Exercise goal:
Gather, from the data below, each line in which the word "script" occurs.

━━━━━ Information given

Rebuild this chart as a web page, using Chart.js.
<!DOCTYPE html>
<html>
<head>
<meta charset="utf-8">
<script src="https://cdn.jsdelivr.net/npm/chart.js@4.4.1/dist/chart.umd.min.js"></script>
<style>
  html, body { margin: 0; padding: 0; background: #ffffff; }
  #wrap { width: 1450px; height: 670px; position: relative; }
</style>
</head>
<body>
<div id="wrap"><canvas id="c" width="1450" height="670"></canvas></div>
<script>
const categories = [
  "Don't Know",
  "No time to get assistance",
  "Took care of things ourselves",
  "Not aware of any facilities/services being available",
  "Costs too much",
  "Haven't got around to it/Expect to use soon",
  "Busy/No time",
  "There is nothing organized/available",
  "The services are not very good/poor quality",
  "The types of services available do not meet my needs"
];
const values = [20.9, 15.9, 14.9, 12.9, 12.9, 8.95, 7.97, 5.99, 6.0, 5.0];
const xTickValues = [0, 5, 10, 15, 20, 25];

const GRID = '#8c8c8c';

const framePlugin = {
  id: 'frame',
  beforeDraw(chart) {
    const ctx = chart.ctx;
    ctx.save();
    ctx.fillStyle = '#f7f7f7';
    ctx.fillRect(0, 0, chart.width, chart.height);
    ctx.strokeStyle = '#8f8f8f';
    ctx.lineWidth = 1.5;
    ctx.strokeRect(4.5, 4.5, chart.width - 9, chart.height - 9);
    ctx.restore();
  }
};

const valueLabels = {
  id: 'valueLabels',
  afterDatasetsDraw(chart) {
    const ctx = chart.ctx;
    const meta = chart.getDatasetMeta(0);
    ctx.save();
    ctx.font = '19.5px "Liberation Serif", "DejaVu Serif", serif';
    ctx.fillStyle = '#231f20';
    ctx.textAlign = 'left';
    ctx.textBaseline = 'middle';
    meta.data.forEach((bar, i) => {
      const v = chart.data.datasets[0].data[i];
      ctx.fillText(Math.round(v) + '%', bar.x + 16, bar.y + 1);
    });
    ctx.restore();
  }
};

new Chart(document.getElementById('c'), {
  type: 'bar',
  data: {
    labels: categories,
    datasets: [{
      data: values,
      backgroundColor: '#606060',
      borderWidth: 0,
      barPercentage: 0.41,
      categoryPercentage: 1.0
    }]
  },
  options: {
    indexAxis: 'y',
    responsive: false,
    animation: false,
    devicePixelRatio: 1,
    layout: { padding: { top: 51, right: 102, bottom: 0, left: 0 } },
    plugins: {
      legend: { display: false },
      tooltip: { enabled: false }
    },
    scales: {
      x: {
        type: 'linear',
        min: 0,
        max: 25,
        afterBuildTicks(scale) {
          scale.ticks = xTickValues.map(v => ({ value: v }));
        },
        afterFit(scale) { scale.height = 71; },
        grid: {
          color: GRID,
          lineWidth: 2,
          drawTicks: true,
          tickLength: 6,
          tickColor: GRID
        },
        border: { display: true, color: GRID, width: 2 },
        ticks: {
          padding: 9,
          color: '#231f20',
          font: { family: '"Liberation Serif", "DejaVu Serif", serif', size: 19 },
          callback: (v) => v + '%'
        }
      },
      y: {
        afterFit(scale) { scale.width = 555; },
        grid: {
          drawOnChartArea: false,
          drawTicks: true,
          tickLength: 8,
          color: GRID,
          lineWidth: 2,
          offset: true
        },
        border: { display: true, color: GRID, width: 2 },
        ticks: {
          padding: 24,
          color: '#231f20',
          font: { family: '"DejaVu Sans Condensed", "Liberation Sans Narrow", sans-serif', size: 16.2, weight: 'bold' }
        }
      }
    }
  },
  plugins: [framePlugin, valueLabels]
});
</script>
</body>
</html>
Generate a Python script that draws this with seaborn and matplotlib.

━━━━━━━━━━

Solved problem:
<script src="https://cdn.jsdelivr.net/npm/chart.js@4.4.1/dist/chart.umd.min.js"></script>
<script>
</script>
Generate a Python script that draws this with seaborn and matplotlib.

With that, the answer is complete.